Energy dependence study of directed flow in Au+Au collisions using an improved coalescence in AMPT model

Abstract: The rapidity-odd component of directed flow ($v_{1}$) of identified hardons ($\pi^{\pm}$, $K^{\pm}$, $K^{0}_{S}$, $p$, $\bar{p}$, $\phi$, $\Xi$, $\bar{\Xi}$, $\Lambda$, $\bar{\Lambda}$) and partons ($u$, $\bar{u}$, $d$, $\bar{d}$, $s$, $\bar{s}$) in Au+Au collisions at various beam energies ($\sqrt{s_{\rm NN}}$ = 7.7, 11.5, 14.5, 19.6, 27, 39, 54.4, 62.4, 200 GeV) using a multi-phase transport model is analyzed.
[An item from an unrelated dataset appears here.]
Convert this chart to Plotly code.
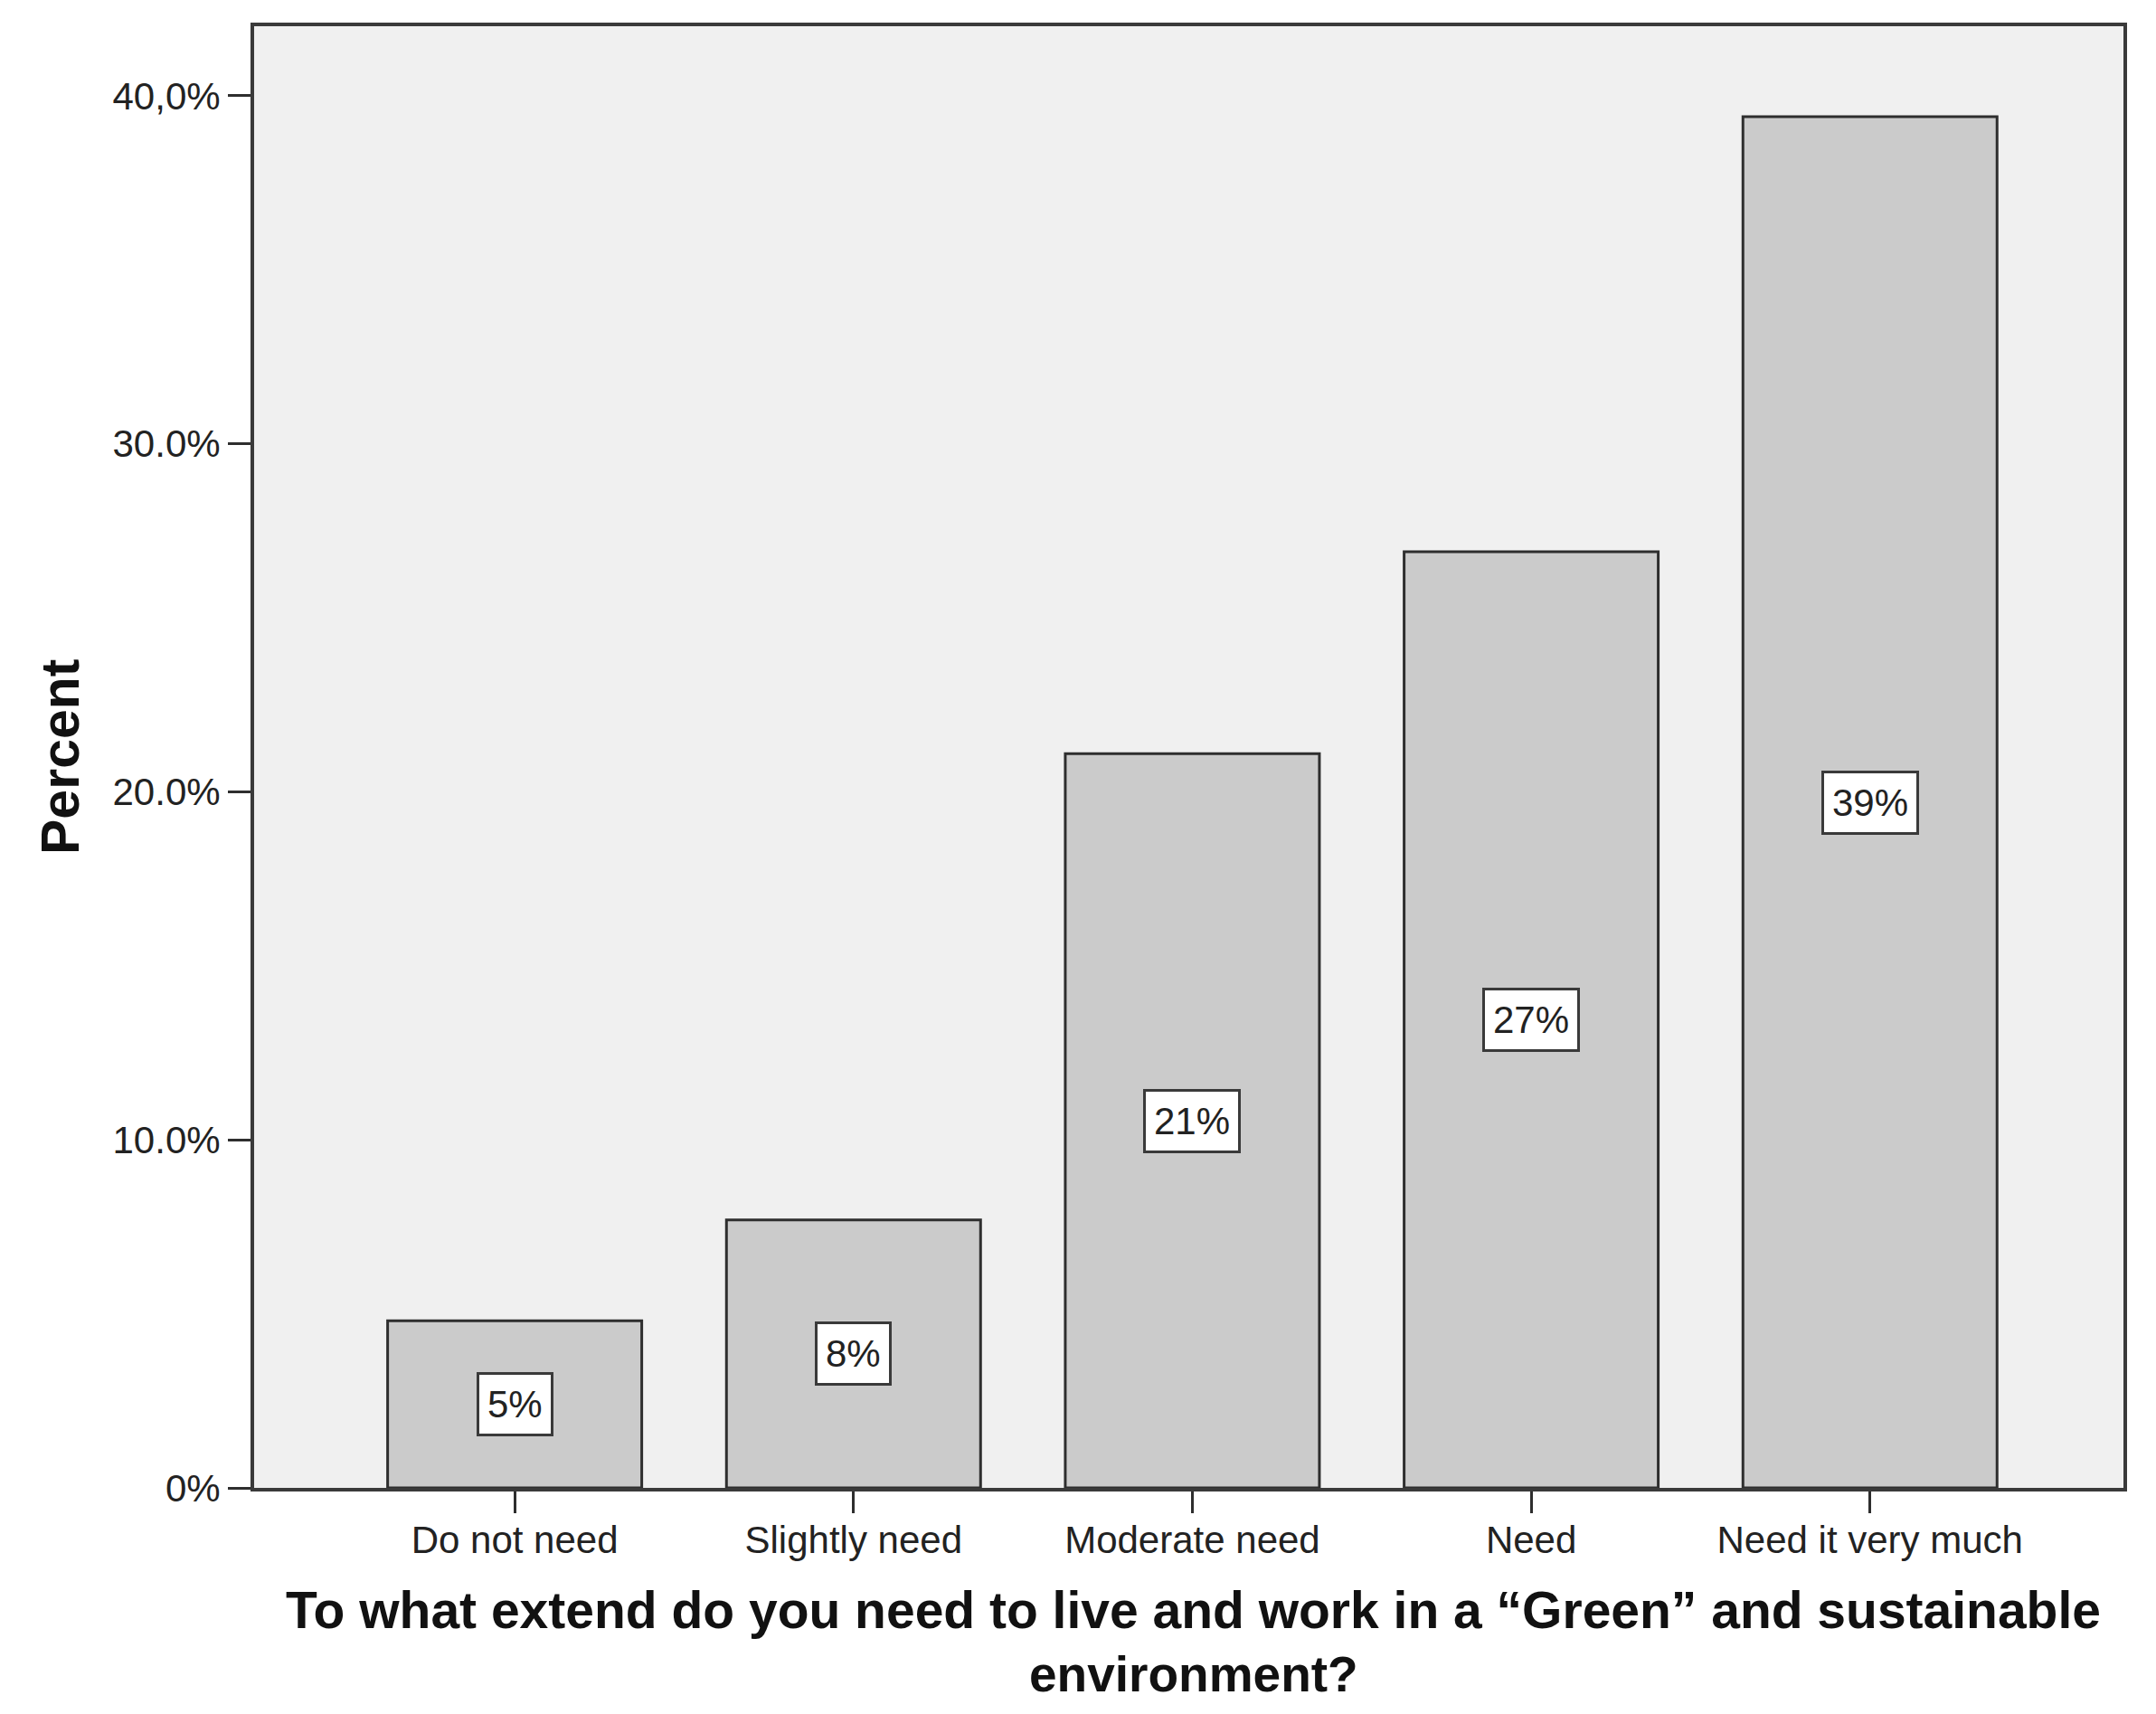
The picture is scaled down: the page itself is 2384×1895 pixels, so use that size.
import plotly.graph_objects as go

categories = ["Do not need", "Slightly need", "Moderate need", "Need", "Need it very much"]
percent_values = [4.8, 7.7, 21.1, 26.9, 39.4]
bar_labels = ["5%", "8%", "21%", "27%", "39%"]
y_tick_values = [0, 10, 20, 30, 40]
y_tick_labels = ["0%", "10.0%", "20.0%", "30.0%", "40,0%"]
x_title_lines = ["To what extend do you need to live and work in a \u201cGreen\u201d and sustainable",
                 "environment?"]
y_title = "Percent"

FONT = "Liberation Sans, Arial, sans-serif"

fig = go.Figure()
fig.add_trace(go.Bar(
    x=list(range(len(categories))),
    y=percent_values,
    width=0.75,
    marker=dict(color="#cbcbcb", line=dict(color="#2e2e2e", width=3)),
    hoverinfo="skip",
))

for i, (v, lab) in enumerate(zip(percent_values, bar_labels)):
    fig.add_annotation(
        x=i, y=v / 2, xref="x", yref="y", text=lab, showarrow=False,
        font=dict(family=FONT, size=42, color="#222222"),
        bgcolor="#ffffff", bordercolor="#3a3a3a", borderwidth=3, borderpad=9,
    )

fig.add_annotation(
    x=0.5, y=0, xref="paper", yref="paper", yanchor="middle", xanchor="center",
    yshift=-135, xshift=5, text="<b>%s</b>" % x_title_lines[0], showarrow=False,
    font=dict(family=FONT, size=57, color="#111111"),
)
fig.add_annotation(
    x=0.5, y=0, xref="paper", yref="paper", yanchor="middle", xanchor="center",
    yshift=-206, xshift=5, text="<b>%s</b>" % x_title_lines[1], showarrow=False,
    font=dict(family=FONT, size=55, color="#111111"),
)
fig.add_annotation(
    x=0, y=0.5, xref="paper", yref="paper", xanchor="center", yanchor="middle",
    xshift=-214, text="<b>%s</b>" % y_title, showarrow=False, textangle=-90,
    font=dict(family=FONT, size=59, color="#111111"),
)

fig.update_layout(
    width=2384, height=1895,
    margin=dict(l=273, r=44, t=21, b=258, autoexpand=False),
    paper_bgcolor="#ffffff",
    plot_bgcolor="#f0f0f0",
    showlegend=False,
    bargap=0.25,
)
fig.update_xaxes(
    range=[-0.769, 4.748],
    tickmode="array", tickvals=list(range(len(categories))), ticktext=categories,
    ticks="outside", ticklen=24, tickwidth=3, tickcolor="#2e2e2e",
    tickfont=dict(family=FONT, size=42, color="#222222"),
    ticklabelstandoff=-6,
    showline=True, linecolor="#3a3a3a", linewidth=4, mirror=True,
    showgrid=False, zeroline=False, fixedrange=True,
)
fig.update_yaxes(
    range=[0, 42.0],
    tickmode="array", tickvals=y_tick_values, ticktext=y_tick_labels,
    ticks="outside", ticklen=25, tickwidth=3, tickcolor="#2e2e2e",
    tickfont=dict(family=FONT, size=42, color="#222222"),
    showline=True, linecolor="#3a3a3a", linewidth=4, mirror=True,
    showgrid=False, zeroline=False, fixedrange=True,
)

fig.write_html("out.html")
A data driven approach (inspired from the experimental analysis) is performed here to distinguish the transported and produced quarks which are found to have different directed flow values at various collision beam energies. The coalescence sum rule (Number of Constituent Quark scaling) violation is observed at lower energies where hadronic matters dominate. The strange quark ($s$) and $\phi$ meson slope (d$v_{1}$/d$y$) show a double sign change around 14.5 GeV, unlike other partons and hadrons. It suggests that strange quark is more sensitive to the softening of Equation of State (EoS).